Why Can't They Remember? Uncovering Representation and Retrieval Bottlenecks in Multi-Turn Acoustic Memory
For researchers working on long-context audio language models, this work pinpoints a specific failure mode (representational drift) in acoustic memory, offering a diagnostic framework for future improvements.
The paper identifies representational trajectory drift as the primary cause of poor non-speech acoustic memory in large audio language models, while attention allocation plays a minor role. This finding is based on a new benchmark, EnvMem, and post-hoc intervention analysis.

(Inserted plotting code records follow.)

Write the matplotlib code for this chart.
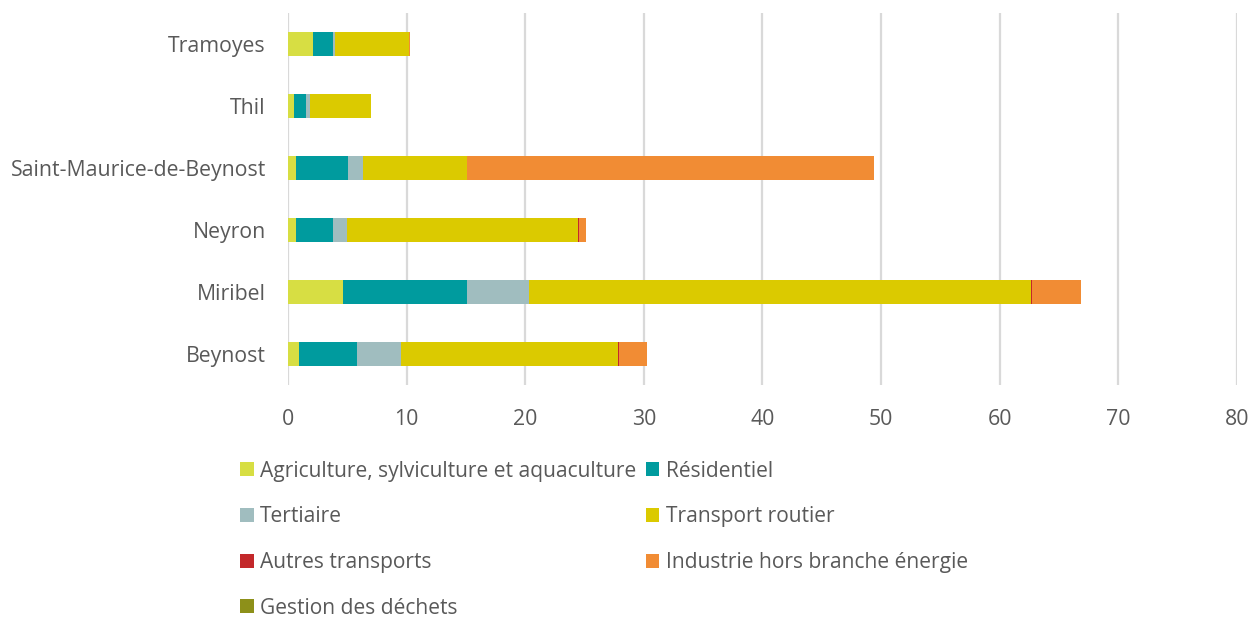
import numpy as np
import matplotlib
matplotlib.use('Agg')
import matplotlib.pyplot as plt


communes = ['Beynost', 'Miribel', 'Neyron', 'Saint-Maurice-de-Beynost', 'Thil', 'Tramoyes']

sectors = [
    'Agriculture, sylviculture et aquaculture',
    'Résidentiel',
    'Tertiaire',
    'Transport routier',
    'Autres transports',
    'Industrie hors branche énergie',
    'Gestion des déchets',
]

sector_colors = ['#D7DE43', '#009B9E', '#A0BDBF', '#DBCA00', '#C3282A', '#F18C34', '#8D9019']

# values per commune, same order as communes
agriculture = [0.93, 4.61, 0.68, 0.68, 0.54, 2.12]
residentiel = [4.89, 10.49, 3.12, 4.40, 1.01, 1.64]
tertiaire = [3.74, 5.21, 1.20, 1.28, 0.26, 0.19]
transport_routier = [18.26, 42.3, 19.45, 8.75, 5.19, 6.25]
autres_transports = [0.12, 0.15, 0.06, 0.02, 0.0, 0.0]
industrie = [2.36, 4.09, 0.6, 34.31, 0.0, 0.05]
dechets = [0.0, 0.0, 0.0, 0.0, 0.0, 0.0]

series = [agriculture, residentiel, tertiaire, transport_routier,
          autres_transports, industrie, dechets]

x_ticks = [0, 10, 20, 30, 40, 50, 60, 70, 80]

plt.rcParams['font.family'] = ['Open Sans', 'DejaVu Sans']
text_color = '#595959'

fig = plt.figure(figsize=(12.6, 6.17), dpi=100)
ax = fig.add_axes([0.2286, 0.376, 0.7531, 0.603])

y = np.arange(len(communes))
left = np.zeros(len(communes))
for name, values, color in zip(sectors, series, sector_colors):
    values = np.array(values)
    ax.barh(y, values, left=left, height=0.4, color=color, label=name, linewidth=0)
    left += values

ax.set_xlim(0, 80)
ax.set_ylim(-0.5, len(communes) - 0.5)
ax.set_xticks(x_ticks)
ax.set_yticks(y)
ax.set_yticklabels(communes)
ax.tick_params(axis='both', length=0, labelsize=15.3, colors=text_color)
ax.tick_params(axis='x', pad=17)
ax.tick_params(axis='y', pad=16)
for s in ax.spines.values():
    s.set_visible(False)
ax.grid(axis='x', color='#D9D9D9', linewidth=1.6)
ax.set_axisbelow(True)

handles, labels = ax.get_legend_handles_labels()
# matplotlib fills legend columns first, reorder to read row by row
order = [0, 2, 4, 6, 1, 3, 5]
leg = fig.legend([handles[i] for i in order], [labels[i] for i in order],
                 ncol=2, loc='upper left', bbox_to_anchor=(0.1905, 0.2535),
                 frameon=False, fontsize=15.1, handlelength=0.65, handleheight=0.65,
                 handletextpad=0.3, columnspacing=0.45, labelspacing=1.18,
                 borderaxespad=0, borderpad=0)
for t in leg.get_texts():
    t.set_color(text_color)

fig.savefig('out.png', dpi=100)
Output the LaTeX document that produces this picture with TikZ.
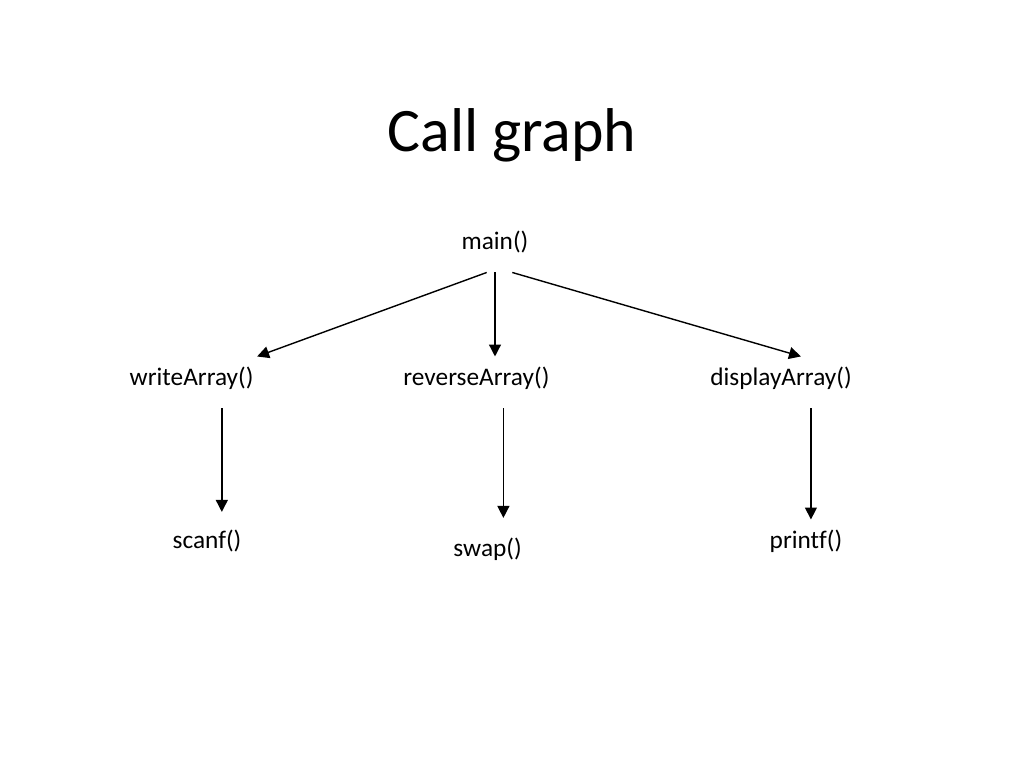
\documentclass[tikz,border=0pt]{standalone}
\usepackage{fontspec}
\setmainfont{Carlito}[Ligatures=CommonOff]
\usetikzlibrary{arrows.meta}

\tikzstyle{heading} = [anchor=base,font=\fontsize{44}{50}\selectfont]
\tikzstyle{func} = [anchor=base,font=\fontsize{18}{21}\selectfont,text height=12pt,text depth=7pt,inner ysep=9pt,inner xsep=2pt,outer sep=0pt]
\tikzstyle{call} = [line width=1pt,-{Triangle[length=8.5pt,width=8.5pt]}]

\begin{document}
\begin{tikzpicture}
		\useasboundingbox (0,0) rectangle (25.6,19.2);
		\node[heading] (title) at (12.8,15.4) {Call graph};
		\node[func] (main) at (12.375,12.95) {main()};
		\node[func] (write) at (4.79,9.55) {writeArray()};
		\node[func] (rev) at (11.91,9.55) {reverseArray()};
		\node[func] (disp) at (19.525,9.55) {displayArray()};
		\node[func] (scan) at (5.175,5.475) {scanf()};
		\node[func] (swap) at (12.19,5.275) {swap()};
		\node[func] (print) at (20.15,5.475) {printf()};
		\draw[call] ([xshift=-5.9pt]main.south) -- ([xshift=46.6pt]write.north);
		\draw[call] (main.south) -- (main.south |- rev.north);
		\draw[call] ([xshift=12.3pt]main.south) -- ([xshift=14.2pt]disp.north);
		\draw[call,shorten >=5.4pt] ([xshift=21.5pt]write.south) -- ([xshift=21.5pt]write.south |- scan.north);
		\draw[call,shorten >=6.8pt] ([xshift=19.2pt]rev.south) -- ([xshift=19.2pt]rev.south |- swap.north);
		\draw[call] ([xshift=21.3pt]disp.south) -- ([xshift=21.3pt]disp.south |- print.north);
		\end{tikzpicture}
\end{document}
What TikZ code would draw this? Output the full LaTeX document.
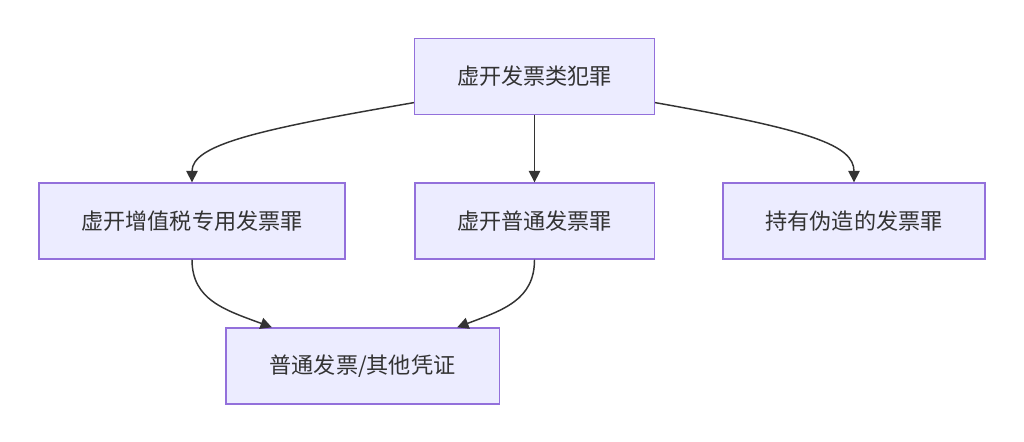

Large audio language models (LALMs) process both speech and environmental acoustic cues, yet struggle to retain non-speech information across multi-turn interactions. The performance gap between semantic (speech) and acoustic (non-speech) understanding remains poorly understood, and the underlying mechanisms of representation and retrieval are still unclear. This work introduces EnvMem, a controlled multi-turn benchmark designed to study this gap and identify the root causes of failures at the representation (i.e., latent embeddings) and retrieval levels (i.e., attention allocation). We further conduct post-hoc interventions to probe representational structure and attention dynamics. Our results reveal representational trajectory drift as the key failure mode, while showing that attention allocation plays a limited role in explaining the observed degradation. Overall, we provide a systematic framework for analyzing and improving non-linguistic memory in long-context LALMs, shedding light on future data and training design for robust acoustic memory modeling.